LSF Version 7.3 - Using Platform LSF HPC

Running IBM POE Jobs
The IBM Parallel Operating Environment (POE) interfaces with the Resource Manager
to allow users to run parallel jobs requiring dedicated access to the high performance
switch.
The LSF integration for IBM High-Performance Switch (HPS) systems provides
support for submitting POE jobs from AIX hosts to run on IBM HPS hosts.
An IBM HPS system consists of multiple nodes running AIX. The system can be
configured with a high-performance switch to allow high bandwidth and low latency
communication between the nodes. The allocation of the switch to jobs as well as the
division of nodes into pools is controlled by the HPS Resource Manager.
hpc_ibm queue for POE jobs
During installation, lsfinstall configures a queue in lsb.queues named
hpc_ibm for running POE jobs. It defines requeue exit values to enable requeuing of
POE jobs if some users submit jobs requiring exclusive access to the node.
The
poejob script will exit with 133 if it is necessary to requeue the job. Other types of
jobs should not be submitted to the same queue. Otherwise, they will get requeued if
they happen to exit with 133.
Begin Queue
QUEUE_NAME = hpc_ibm
PRIORITY = 30
NICE = 20
...
RES_REQ = select[ poe > 0 ]
REQUEUE_EXIT_VALUES = 133 134 135
...
DESCRIPTION = Platform LSF HPC 7 for IBM. This queue is to run POE jobs ONLY.
End Queue
Configuring LSF to run POE jobs
Ensure that the HPS node names are the same as their host names. That is, st_status
should return the same names for the nodes that
lsload returns.
1. Configure per-slot resource reservation (lsb.resources)”.
2. Optional. Enable exclusive mode (lsb.queues)”.
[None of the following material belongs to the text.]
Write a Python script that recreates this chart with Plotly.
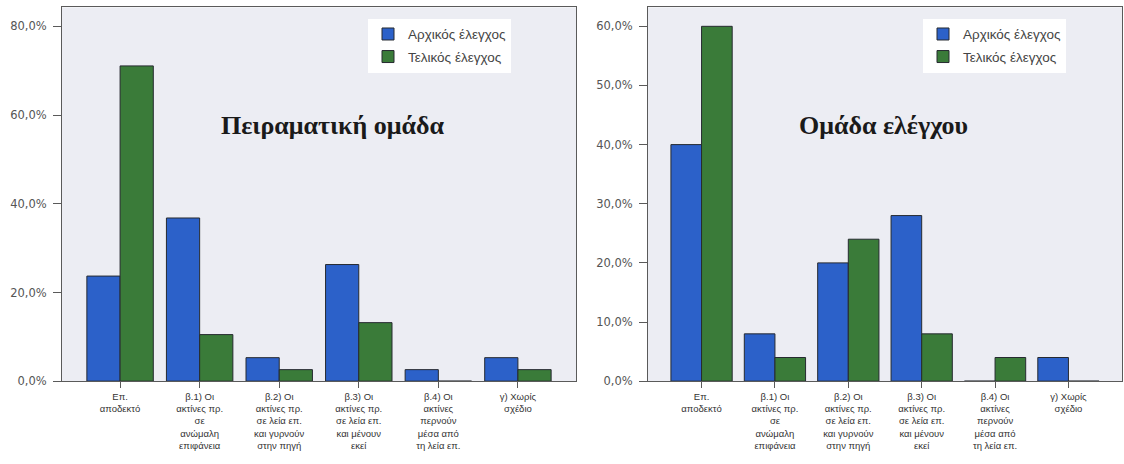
import plotly.graph_objects as go

# Response categories (x-axis tick labels)
categories = [
    "Επ.<br>αποδεκτό",
    "β.1) Οι<br>ακτίνες πρ.<br>σε<br>ανώμαλη<br>επιφάνεια",
    "β.2) Οι<br>ακτίνες πρ.<br>σε λεία επ.<br>και γυρνούν<br>στην πηγή",
    "β.3) Οι<br>ακτίνες πρ.<br>σε λεία επ.<br>και μένουν<br>εκεί",
    "β.4) Οι<br>ακτίνες<br>περνούν<br>μέσα από<br>τη λεία επ.",
    "γ) Χωρίς<br>σχέδιο",
]

# Experimental group (%)
exp_initial = [23.7, 36.8, 5.3, 26.3, 2.6, 5.3]
exp_final = [71.1, 10.5, 2.6, 13.2, 0.0, 2.6]

# Control group (%)
ctl_initial = [40.0, 8.0, 20.0, 28.0, 0.0, 4.0]
ctl_final = [60.0, 4.0, 24.0, 8.0, 4.0, 0.0]

# Y-axis ticks
exp_ticks = [0, 20, 40, 60, 80]
ctl_ticks = [0, 10, 20, 30, 40, 50, 60]

series_names = ["Αρχικός έλεγχος", "Τελικός έλεγχος"]
panel_titles = ["Πειραματική ομάδα", "Ομάδα ελέγχου"]

BLUE = "#2C61C9"
GREEN = "#3A7B39"
EDGE = "#262a30"
PLOT_BG = "#ECEDF3"
AXIS = "#5a5a5a"

W, H = 1124, 464


def px_x(v):
    return v / W


def px_y(v):
    return (H - v) / H


fig = go.Figure()

panels = [
    ("x", "y", "legend", exp_initial, exp_final),
    ("x2", "y2", "legend2", ctl_initial, ctl_final),
]
for xa, ya, lg, init, fin in panels:
    for k, (vals, col) in enumerate([(init, BLUE), (fin, GREEN)]):
        fig.add_trace(go.Bar(
            x=categories, y=vals, name=series_names[k],
            xaxis=xa, yaxis=ya, legend=lg, legendgroup=f"{lg}{k}",
            marker=dict(color=col, line=dict(color=EDGE, width=1)),
            hoverinfo="skip",
        ))

tick_font = dict(family="DejaVu Sans", size=11.5, color="#555555")
cat_font = dict(family="Liberation Sans", size=9.5, color="#333333")


def yaxis_cfg(ticks, top, domain_anchor):
    return dict(
        domain=[px_y(387), px_y(7.5)], range=[0, top], anchor=domain_anchor,
        tickvals=ticks, ticktext=[f"{t},0%" for t in ticks],
        tickfont=tick_font, ticks="outside", ticklen=8, tickcolor=AXIS,
        ticklabelstandoff=4,
        showline=True, linecolor=AXIS, linewidth=1, mirror=True,
        showgrid=False, zeroline=False, fixedrange=True,
    )


def xaxis_cfg(left, right, domain_anchor):
    return dict(
        domain=[px_x(left), px_x(right)], range=[-0.73, 5.73], anchor=domain_anchor,
        tickfont=cat_font, ticks="outside", ticklen=6, tickcolor=AXIS,
        tickangle=0, showline=True, linecolor=AXIS, linewidth=1, mirror=True,
        showgrid=False, zeroline=False, fixedrange=True,
    )


legend_common = dict(
    bgcolor="white", borderwidth=0, xanchor="left", yanchor="top",
    font=dict(family="Liberation Sans", size=13.5, color="#444444"),
    tracegroupgap=2, itemclick=False, itemdoubleclick=False,
)

fig.update_layout(
    width=W, height=H,
    margin=dict(l=0, r=0, t=0, b=0),
    paper_bgcolor="white",
    plot_bgcolor=PLOT_BG,
    barmode="group", bargap=0.165, bargroupgap=0.0,
    xaxis=xaxis_cfg(62, 576, "y"),
    yaxis=yaxis_cfg(exp_ticks, 84.3, "x"),
    xaxis2=xaxis_cfg(648, 1122, "y2"),
    yaxis2=yaxis_cfg(ctl_ticks, 63.2, "x2"),
    legend=dict(x=px_x(368), y=px_y(19), **legend_common),
    legend2=dict(x=px_x(923), y=px_y(19), **legend_common),
    showlegend=True,
)

for title, cx in zip(panel_titles, [333, 883]):
    fig.add_annotation(
        text=f"<b>{title}</b>", xref="paper", yref="paper",
        x=px_x(cx), y=px_y(127), xanchor="center", yanchor="middle",
        showarrow=False,
        font=dict(family="Liberation Serif", size=26, color="#1a1a1a"),
    )

fig.write_html("out.html")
3. Optional. Define resource management pools (rmpool) and node locking queue
threshold”.
4. Optional. Define system partitions (spname)”.
5. Allocate switch adapter specific resources”.
6. Optional. Tune PAM parameters”.
7. Reconfigure to apply the changes”.
To support the IBM HPS architecture, LSF must reserve resources based on job slots.
During installation,
lsfinstall configures the ReservationUsage section in
lsb.resources to reserve HPS resources on a per-slot basis.